Ultimately, the ABC approach counter-poses parliamentary politics with grassroots struggles. The record-low voter turn-out seems to suggest that the public is increasingly frustrated with the electoral process and the lack of real alternatives in federal politics. While the past few years have seen widespread mobilizations on issues including the war in Afghanistan, the environment, Native rights, tuition fees and access to post-secondary education, a women’s right to choose, war resisters, health care, funding for the arts, and others, voter turn-out reached an historic low. Falling below 60 percent, it reflects not apathy, but a crisis in federal politics, when no party campaigns on the issues that affect ordinary people on a daily basis, and that mobilize them to fight back. Voters felt that the parties offered no real solutions. As a result, the $300 million-reconfiguration of a minority government was achieved largely based on who lost the highest number of votes. One million people left the two corporate parties. The resulting Liberal collapse—their worst ever results—allowed the Conservatives to pick up seats, while winning fewer votes. The Liberals also hemorrhaged to the left, allowing the NDP to pick up seats, while also winning fewer votes. The only party to gain votes was the Greens, who successfully portrayed themselves as a real alternative to the mainstream parties—despite the reality of their platform."

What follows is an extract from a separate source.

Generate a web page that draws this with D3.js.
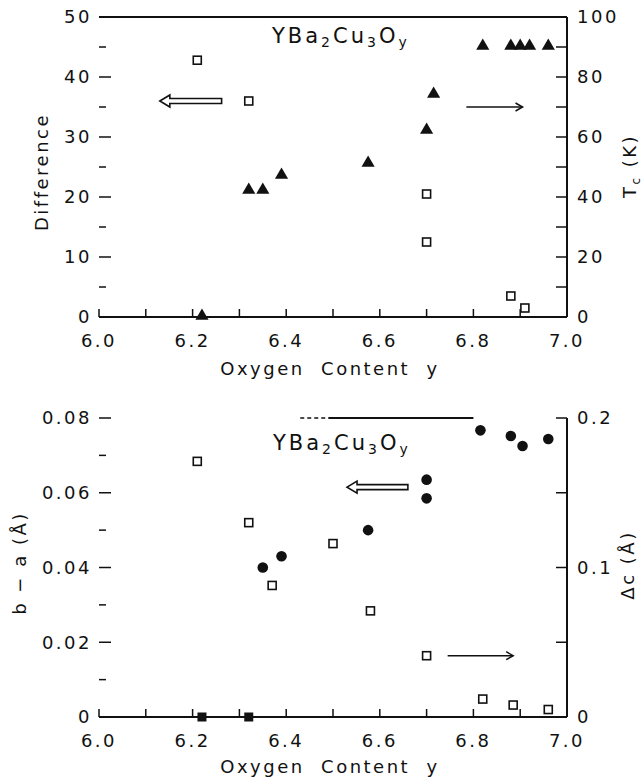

     But later that year the NDP appeared prepared to enter a coalition with the Liberals, by dropping their two key platforms: opposition to $50 billion in tax cuts and demanding an end to the war in Afghanistan. By driving a wedge between the ballot box and the social movements the NDP demobilized their supporters, and Harper rode the polls on a backlash, which he's trying to recreate this election.
     The real way to oppose Harper is not by building illusions in Ignatieff and the Liberals but by building the social movements that protect against their policies, injecting them into the campaign, and having the only party linked with these movements--the NDP--campaign on these issues. So it's great timing that there are rallies across the country on  April 9 against the war in Afghanistan, which will give us the chance to expose the corporate coalition while strengthening the campaigns that are crucial to confronting it during and after the election.